=== Input rows ===
## START
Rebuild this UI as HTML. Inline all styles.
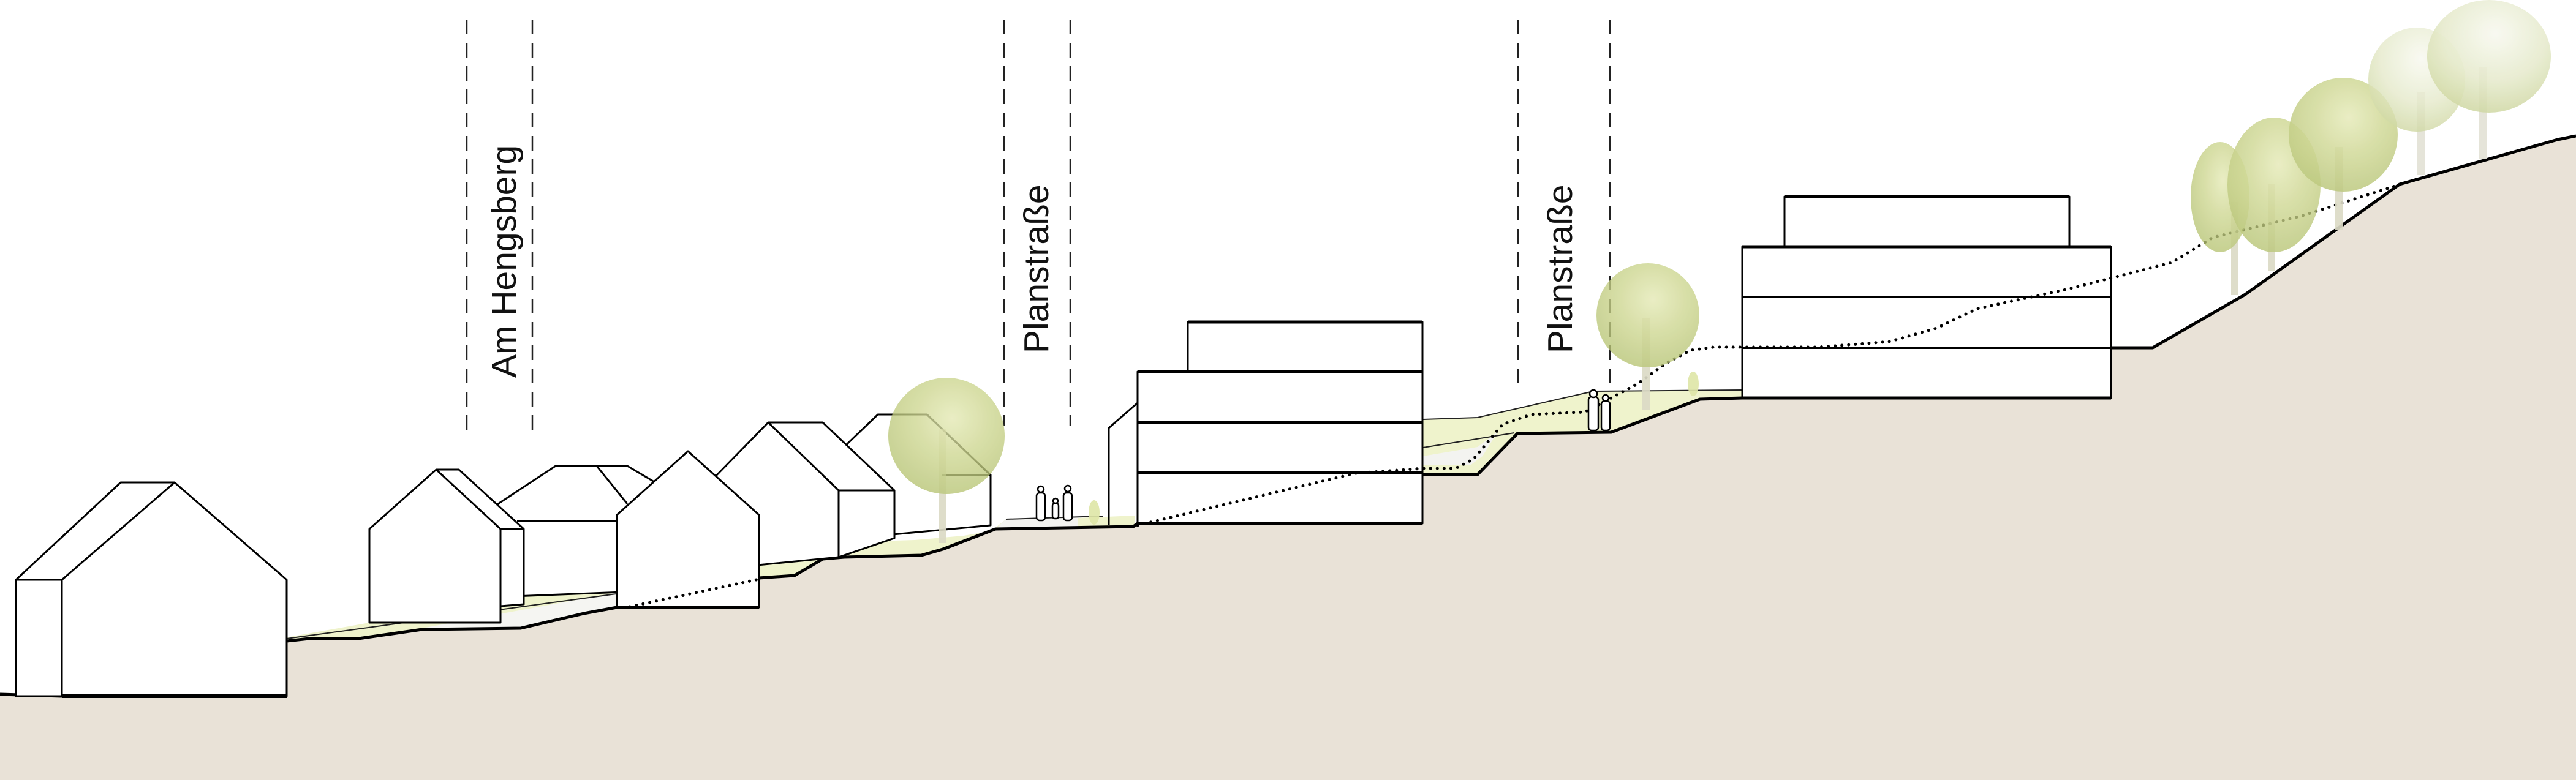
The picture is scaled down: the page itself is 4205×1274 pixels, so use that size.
## END
## START
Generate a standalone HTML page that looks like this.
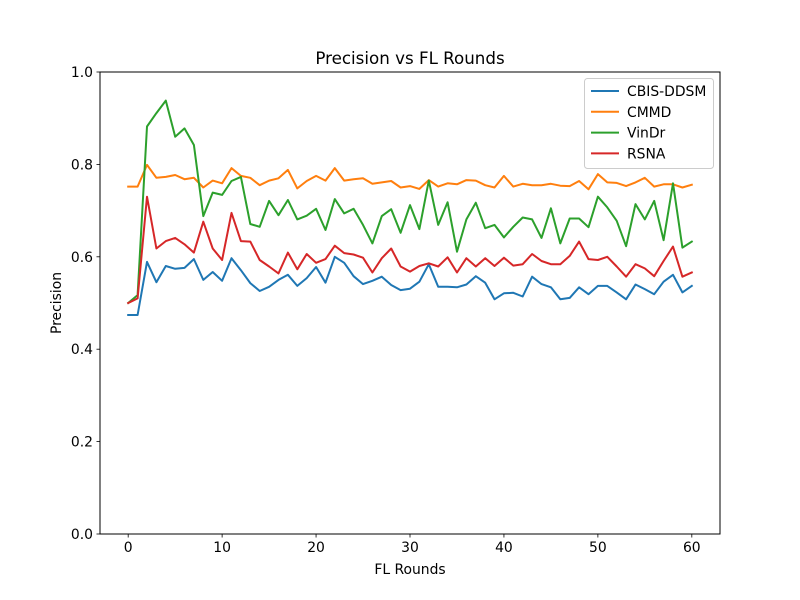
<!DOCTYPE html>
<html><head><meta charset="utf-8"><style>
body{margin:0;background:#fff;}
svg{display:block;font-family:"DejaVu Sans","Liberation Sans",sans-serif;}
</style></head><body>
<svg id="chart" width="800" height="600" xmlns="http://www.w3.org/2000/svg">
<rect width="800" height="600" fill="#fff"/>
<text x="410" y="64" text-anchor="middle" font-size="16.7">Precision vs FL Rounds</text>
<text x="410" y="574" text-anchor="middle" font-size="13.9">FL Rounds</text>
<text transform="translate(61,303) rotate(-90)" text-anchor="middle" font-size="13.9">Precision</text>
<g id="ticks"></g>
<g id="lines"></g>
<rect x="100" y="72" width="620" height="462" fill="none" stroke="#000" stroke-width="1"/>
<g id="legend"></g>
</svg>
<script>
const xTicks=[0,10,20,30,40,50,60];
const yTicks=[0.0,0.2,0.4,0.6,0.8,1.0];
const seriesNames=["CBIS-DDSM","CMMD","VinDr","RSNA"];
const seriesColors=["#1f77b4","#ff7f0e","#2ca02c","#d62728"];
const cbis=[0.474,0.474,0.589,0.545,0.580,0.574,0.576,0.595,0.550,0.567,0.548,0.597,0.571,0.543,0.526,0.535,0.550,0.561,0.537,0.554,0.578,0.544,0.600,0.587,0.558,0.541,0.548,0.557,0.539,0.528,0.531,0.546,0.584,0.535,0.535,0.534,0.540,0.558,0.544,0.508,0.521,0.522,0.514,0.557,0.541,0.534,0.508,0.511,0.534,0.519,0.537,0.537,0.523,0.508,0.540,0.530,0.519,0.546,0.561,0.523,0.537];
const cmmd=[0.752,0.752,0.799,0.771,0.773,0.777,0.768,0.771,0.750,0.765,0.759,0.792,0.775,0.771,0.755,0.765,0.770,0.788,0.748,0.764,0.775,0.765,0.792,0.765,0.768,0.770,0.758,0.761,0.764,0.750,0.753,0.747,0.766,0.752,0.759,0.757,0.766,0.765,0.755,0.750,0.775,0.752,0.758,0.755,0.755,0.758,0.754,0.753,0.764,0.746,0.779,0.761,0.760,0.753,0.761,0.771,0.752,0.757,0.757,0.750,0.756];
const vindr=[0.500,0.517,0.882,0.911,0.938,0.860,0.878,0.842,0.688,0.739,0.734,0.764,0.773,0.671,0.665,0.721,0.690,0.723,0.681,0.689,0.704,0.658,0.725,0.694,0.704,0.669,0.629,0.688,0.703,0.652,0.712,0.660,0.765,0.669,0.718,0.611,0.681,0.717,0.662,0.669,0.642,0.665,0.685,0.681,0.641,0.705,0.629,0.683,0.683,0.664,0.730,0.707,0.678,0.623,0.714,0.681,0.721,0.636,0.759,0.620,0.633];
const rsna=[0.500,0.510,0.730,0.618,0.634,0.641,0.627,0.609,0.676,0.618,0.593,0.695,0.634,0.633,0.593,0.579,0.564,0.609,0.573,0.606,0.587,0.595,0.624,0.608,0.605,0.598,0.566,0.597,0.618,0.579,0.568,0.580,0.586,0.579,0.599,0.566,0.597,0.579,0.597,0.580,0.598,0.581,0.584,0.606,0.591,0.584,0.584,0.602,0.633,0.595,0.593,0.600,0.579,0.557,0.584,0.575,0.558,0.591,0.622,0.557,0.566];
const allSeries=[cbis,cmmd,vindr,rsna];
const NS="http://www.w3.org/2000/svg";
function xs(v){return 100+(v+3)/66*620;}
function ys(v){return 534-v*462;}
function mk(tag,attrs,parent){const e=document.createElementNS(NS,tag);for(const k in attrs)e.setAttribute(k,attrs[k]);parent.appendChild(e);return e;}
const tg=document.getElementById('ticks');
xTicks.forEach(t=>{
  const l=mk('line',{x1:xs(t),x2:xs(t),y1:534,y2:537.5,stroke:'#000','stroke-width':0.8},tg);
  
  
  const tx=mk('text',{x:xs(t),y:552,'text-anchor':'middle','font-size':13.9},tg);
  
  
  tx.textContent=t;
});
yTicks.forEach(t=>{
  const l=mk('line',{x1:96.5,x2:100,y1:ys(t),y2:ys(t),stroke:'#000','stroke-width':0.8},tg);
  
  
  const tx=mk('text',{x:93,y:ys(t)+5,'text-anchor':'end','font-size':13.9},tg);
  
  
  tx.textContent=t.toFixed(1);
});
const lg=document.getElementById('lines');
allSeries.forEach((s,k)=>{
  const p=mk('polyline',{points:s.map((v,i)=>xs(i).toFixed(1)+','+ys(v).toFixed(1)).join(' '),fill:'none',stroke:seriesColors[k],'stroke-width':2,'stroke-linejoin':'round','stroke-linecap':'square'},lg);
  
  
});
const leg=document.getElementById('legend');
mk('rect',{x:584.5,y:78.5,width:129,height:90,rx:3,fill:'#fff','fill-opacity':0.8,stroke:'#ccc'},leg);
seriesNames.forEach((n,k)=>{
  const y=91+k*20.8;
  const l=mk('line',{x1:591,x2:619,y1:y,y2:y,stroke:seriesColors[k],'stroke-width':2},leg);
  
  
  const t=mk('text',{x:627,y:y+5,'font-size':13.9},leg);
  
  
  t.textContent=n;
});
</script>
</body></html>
## END
=== Instructions to follow ===
Word for word, restate the lines beginning with the one that has "Rebuild this UI as HTML. Inline all styles." and ending with the one that has "The picture is". Keep both ends and skip any pictures.

=== Written response ===
Rebuild this UI as HTML. Inline all styles.
The picture is scaled down: the page itself is 4205×1274 pixels, so use that size.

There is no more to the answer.